Para tratar de frenar las deserciones y cambiar la narrativa, los asesores de Biden tuvieron la insólita —y en última instancia afortunada— idea de celebrar el primer debate presidencial en junio, meses antes incluso de que los dos candidatos fueran oficialmente nominados. Y todos sabemos lo que ocurrió. Biden tenía una única misión en el debate —asegurar a los estadounidenses que estaba en condiciones de ejercer— y fracasó estrepitosamente. Por fin, los líderes del partido no pudieron evitar ver lo que la mayoría de los estadounidenses ya había visto. Empezaron las deserciones. Al principio fue un goteo. Casi todos los altos cargos demócratas tenían a Biden en alta estima y muchos esperaban que llegara a la conclusión correcta por sí mismo. Pero a medida que pasaba el tiempo, Biden parecía negar las encuestas que mostraban su derrota, y el goteo se convirtió en flujo. Grandes donantes y celebridades como George Clooney se unieron a la causa. El intento de asesinato de Donald Trump, su respuesta pugilística y la coreografiada muestra de unidad y triunfalismo en la convención republicana aumentaron la sensación de fatalidad inminente.

Aun así, Biden se negó a echarse a un lado.
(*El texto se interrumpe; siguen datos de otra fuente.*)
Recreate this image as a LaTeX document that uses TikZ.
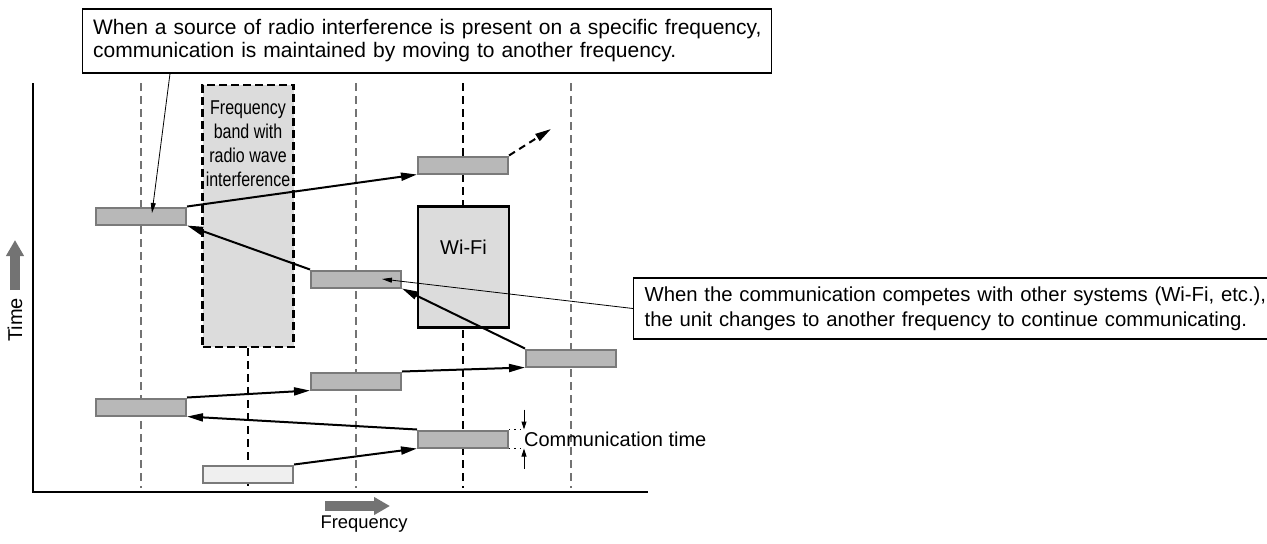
\documentclass[tikz,border=0pt]{standalone}
\usepackage{fontspec}
\setmainfont{Liberation Sans}
\newfontfamily\angosta[FakeStretch=0.8]{Liberation Sans}
\usetikzlibrary{
	arrows.meta,
	positioning,
	calc
}
\definecolor{canalfondo}{HTML}{B8B8B8}
\definecolor{canalborde}{HTML}{7A7A7A}
\definecolor{bandafondo}{HTML}{DCDCDC}
\definecolor{librefondo}{HTML}{EFEFEF}
\definecolor{ejegris}{HTML}{737373}

\begin{document}
\begin{tikzpicture}[x=0.5pt, y=-0.5pt,
  font=\fontsize{10}{12}\selectfont,
  canal/.style={rectangle, draw=canalborde, fill=canalfondo, line width=1pt,
    minimum width=45pt, minimum height=8.5pt, inner sep=0pt},
  banda/.style={rectangle, draw, fill=bandafondo, line width=1.2pt,
    dash pattern=on 4pt off 2pt, minimum width=45.5pt, minimum height=131pt},
  wifi/.style={rectangle, draw, fill=bandafondo, line width=1.2pt,
    minimum width=45.5pt, minimum height=60.5pt},
  nota/.style={rectangle, draw, line width=0.6pt, align=left, anchor=west},
  salto/.style={-{Triangle[length=8pt,width=4pt]}, line width=1pt},
  guia/.style={-{Triangle[length=5pt,width=2.5pt]}, line width=0.4pt},
  cota/.style={-{Triangle[length=4pt,width=2.5pt]}, line width=0.5pt},
  rejilla/.style={dash pattern=on 4pt off 2.5pt, line width=0.55pt},
  flecha/.style={-{Triangle[length=8pt,width=8.5pt]}, line width=5pt, draw=ejegris}
]
\useasboundingbox (0,0) rectangle (1267,543);

\foreach \x/\tono in {141/ejegris, 356/ejegris, 571/ejegris, 463/black}
  \draw[rejilla, draw=\tono] (\x,83) -- (\x,488);
\draw[rejilla] (248,348) -- (248,488);
\draw[line width=0.7pt] (33,83) -- (33,492) -- (648,492);

\node[banda] (banda) at (248,216) {};
\node[font=\angosta\fontsize{10}{12}\selectfont, align=center] (bandaTexto)
  at (248,144) {Frequency\\band with\\radio wave\\interference};
\node[wifi] (wifi) at (463.5,267) {};
\node (wifiTexto) at (463.5,247) {Wi-Fi};

\foreach \nombre/\x/\y in {b1/141/216, b2/463/165, b3/356/279, b4/571/358,
  b5/356/381, b6/141/407, b7/463/439}
  \node[canal] (\nombre) at (\x,\y) {};
\node[canal, fill=librefondo] (b8) at (248,474) {};

\foreach \desde/\hasta in {b8.north east/b7.south west, b7.north west/b6.south east,
  b6.north east/b5.south west, b5.north east/b4.south west,
  b4.north west/b3.south east, b3.north west/b1.south east,
  b1.north east/b2.south west}
  \draw[salto] (\desde) -- (\hasta);
\coordinate (sigue) at (551,129);
\draw[salto, dash pattern=on 3.5pt off 2.5pt] (b2.north east) -- (sigue);

\node[nota, text width=334pt, inner xsep=5.25pt, minimum height=32pt,
  font=\fontsize{10.5}{11.5}\selectfont] (notaArriba) at (82,41)
  {\mbox{When a source of radio interference is present on a specific frequency,}\\
   \mbox{communication is maintained by moving to another frequency.}};
\node[nota, text width=310pt, inner xsep=5.5pt, minimum height=30.5pt,
  font=\fontsize{10.15}{12.4}\selectfont] (notaDerecha) at (633,308.5)
  {\mbox{When the communication competes with other systems (Wi-Fi, etc.),}\\
   \mbox{the unit changes to another frequency to continue communicating.}};
\draw[guia] (notaArriba.south west -| 170,0) -- ([xshift=5.5pt,yshift=1.5pt]b1.center);
\draw[guia] (notaDerecha.west) -- ([xshift=13pt]b3.center);

\draw[dotted, line width=0.7pt] (b7.north east) -- ++(8pt,0);
\draw[dotted, line width=0.7pt] (b7.south east) -- ++(8pt,0);
\draw[cota] ([shift={(7.5pt,10pt)}]b7.north east) -- ([xshift=7.5pt]b7.north east);
\draw[cota] ([shift={(7.5pt,-10pt)}]b7.south east) -- ([xshift=7.5pt]b7.south east);
\node[anchor=west] (tiempo) at ([xshift=4pt]b7.east) {Communication time};

\draw[flecha] (15,290) -- (15,240);
\node[rotate=90] (ejeTiempo) at (15,320) {Time};
\draw[flecha] (325,506) -- (390,506);
\node[font=\fontsize{9.2}{11}\selectfont] (ejeFrecuencia) at (364,524) {Frequency};
\end{tikzpicture}
\end{document}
El pánico se apoderó de los demócratas. Los senadores y representantes de los estados bisagra advirtieron, sobre todo en privado, que no sólo perdería Biden, sino que, con él a la cabeza, ellos también perderían sus escaños y los republicanos se harían con el control no sólo de la presidencia, sino también de la Cámara de Representantes y el Senado. Con un Tribunal Supremo dominado por conservadores, nada se interpondría en el camino de Trump.
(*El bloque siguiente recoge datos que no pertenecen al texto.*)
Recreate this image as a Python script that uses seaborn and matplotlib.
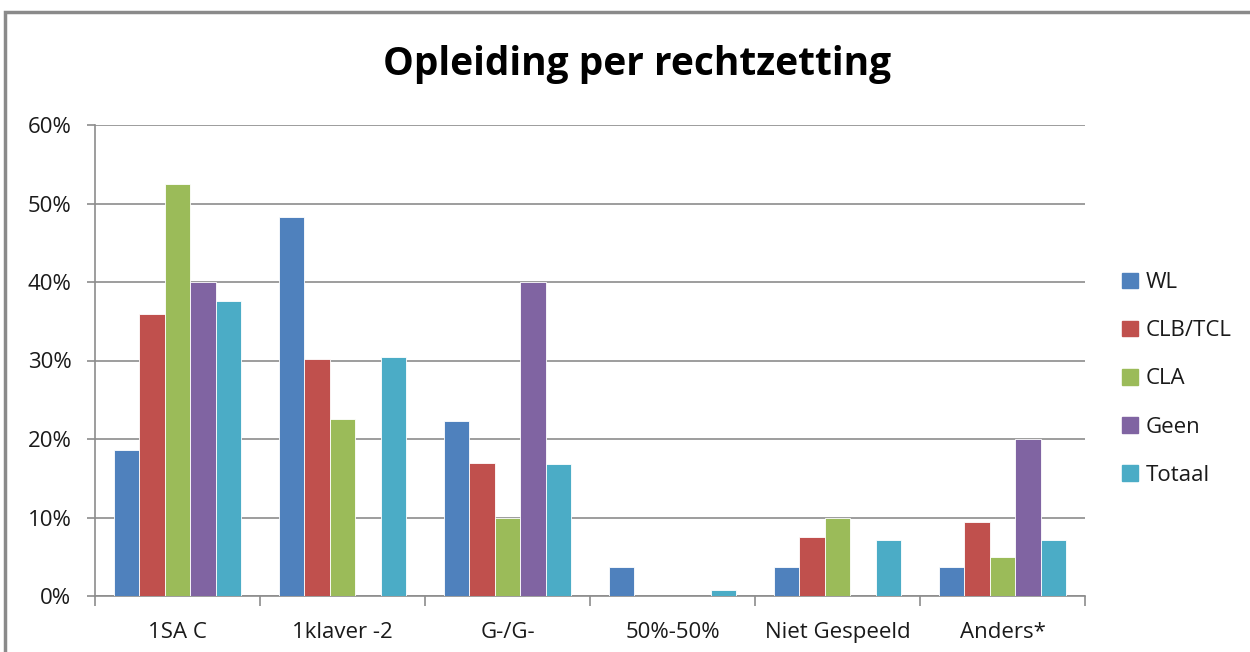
import numpy as np
import pandas as pd
import matplotlib.pyplot as plt
import seaborn as sns
from matplotlib.patches import Rectangle
from matplotlib.ticker import PercentFormatter, FixedLocator

# categories and series (values in %)
categories = ['1SA C', '1klaver -2', 'G-/G-', '50%-50%', 'Niet Gespeeld', 'Anders*']
series = ['WL', 'CLB/TCL', 'CLA', 'Geen', 'Totaal']
wl = [18.6, 48.3, 22.3, 3.7, 3.7, 3.7]
clb = [35.9, 30.2, 16.9, 0.0, 7.5, 9.4]
cla = [52.5, 22.5, 10.0, 0.0, 10.0, 5.0]
geen = [40.0, 0.0, 40.0, 0.0, 0.0, 20.0]
totaal = [37.6, 30.5, 16.8, 0.8, 7.1, 7.1]
colors = ['#4F81BD', '#C0504D', '#9BBB59', '#8064A2', '#4BACC6']

rows = []
for name, vals in zip(series, [wl, clb, cla, geen, totaal]):
    for cat, v in zip(categories, vals):
        rows.append({'cat': cat, 'serie': name, 'val': v})
data = pd.DataFrame(rows)

sns.set_style('white')
plt.rcParams['font.family'] = ['Open Sans', 'DejaVu Sans']
plt.rcParams['text.color'] = '#1a1a1a'
plt.rcParams['xtick.labelcolor'] = '#1a1a1a'
plt.rcParams['ytick.labelcolor'] = '#1a1a1a'

fig = plt.figure(figsize=(12.5, 6.52), dpi=100)
ax = fig.add_axes([95 / 1250, 1 - 596 / 652, 990 / 1250, 471 / 652])

sns.barplot(data=data, x='cat', y='val', hue='serie', palette=colors,
            width=0.77, gap=0, saturation=1, ax=ax, legend=False,
            edgecolor='white', linewidth=0.6, zorder=3)

ax.set_xlim(-0.5, 5.5)
ax.set_ylim(0, 60)
ax.set_yticks(np.arange(0, 61, 10))
ax.yaxis.set_major_formatter(PercentFormatter(decimals=0))
ax.grid(axis='y', color='#8c8c8c', linewidth=1.2, zorder=0)
ax.set_xlabel('')
ax.set_ylabel('')

for s in ['top', 'right']:
    ax.spines[s].set_visible(False)
for s in ['left', 'bottom']:
    ax.spines[s].set_color('#8c8c8c')
    ax.spines[s].set_linewidth(1.2)

ax.xaxis.set_minor_locator(FixedLocator(np.arange(-0.5, 6, 1)))
ax.tick_params(axis='x', which='major', length=0, pad=19, labelsize=16)
ax.tick_params(axis='x', which='minor', length=7, color='#8c8c8c', width=1.2, direction='out')
ax.tick_params(axis='y', length=6, color='#8c8c8c', width=1.2, direction='out',
               pad=11, labelsize=16)
ax.tick_params(left=True, bottom=True, which='both')

fig.text(637 / 1250, 1 - 65 / 652, 'Opleiding per rechtzetting',
         ha='center', va='center', fontsize=28, fontweight='bold', color='black')

handles = [Rectangle((0, 0), 1, 1, color=c) for c in colors]
fig.legend(handles, series, loc='center left', bbox_to_anchor=(1102 / 1250, 1 - 379 / 652),
           frameon=False, fontsize=16, handlelength=0.7, handleheight=0.7,
           handletextpad=0.35, labelspacing=1.22)

# outer chart frame (clipped on right and bottom)
fig.patches.append(Rectangle((5 / 1250, -0.1), 1.2, 1 - 12 / 652 + 0.1,
                             transform=fig.transFigure, fill=False,
                             edgecolor='#8a8a8a', linewidth=2.5))

fig.savefig('out.png', dpi=100)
Finalmente, a pocas semanas de la convención demócrata, los pesos pesados del partido —en particular el líder de la mayoría en el Senado, Chuck Schumer, y la expresidenta de la Cámara de Representantes, Nancy Pelosi— lanzaron el mensaje que deberían haber lanzado hace meses. En la casa de Biden en Delaware, Schumer transmitió en privado el llamamiento casi unánime de sus colegas del Senado. Pelosi, la política demócrata más astuta desde el presidente Johnson, fue más sutil, y más letal, en una tertulia matinal. “Depende del presidente decidir si va a presentarse”, dijo con cara seria, a pesar de que Biden había insistido repetidamente en que había tomado la decisión de seguir. “Todos le animamos a que tome esa decisión”. El mensaje era claro, y señalaba al resto del partido que el juego había terminado. Más tarde, Pelosi diría que había decidido asegurarse de que Trump “nunca pusiera un pie en la Casa Blanca, y cuando tomas una decisión sobre tu objetivo, tienes que tomar todas las decisiones a favor de alcanzar ese objetivo.”

El 21 de julio, 24 días después del debate, y cuando quedaba menos de un mes para la convención del partido, Biden hizo lo inevitable: retirarse de la carrera. Esto significaba, formalmente, que los 4.000 delegados de la convención seleccionados en las primarias ya no estaban comprometidos a votar por Biden y podían elegir a quien quisieran.

23 minutos después de su retirada, Biden apoyó a Kamala Harris. Harris no era la primera opción de la mayoría de los demócratas, muchos de los cuales querían ver un proceso de selección abierto, pero habría sido difícil pasar por alto al número dos titular sin ofender a la base de afroamericanos y mujeres del partido. Y Harris se movió con la precisión de un rayo, haciendo cerca de 100 llamadas telefónicas personales el domingo del anuncio para adelantarse a otros posibles candidatos y asegurarse el apoyo necesario en unas sorprendentes 48 horas. Como un caballo de carreras, salió rugiendo por la puerta, entusiasmando y dando esperanza a millones de americanos consumidos por la depresión. Su inesperado nombramiento del gobernador de Minnesota, Tim Walz, como su compañero de fórmula, suscitó el aplauso de ambos polos del partido, algo tan raro que Alexandria Ocasio-Cortez bromeó diciendo que los demócratas estaban mostrando “desconcertantes niveles de orden”. Por lo tanto, cuando los demócratas finalmente descendieron a Chicago para la convención del partido, estaban burbujeando con un sentimiento que pocos habían anticipado: alegría pura y desenfrenada.

El capítulo final de la campaña aún está por escribir, pero al menos los demócratas —y la democracia— tienen una oportunidad de ganar esta batalla.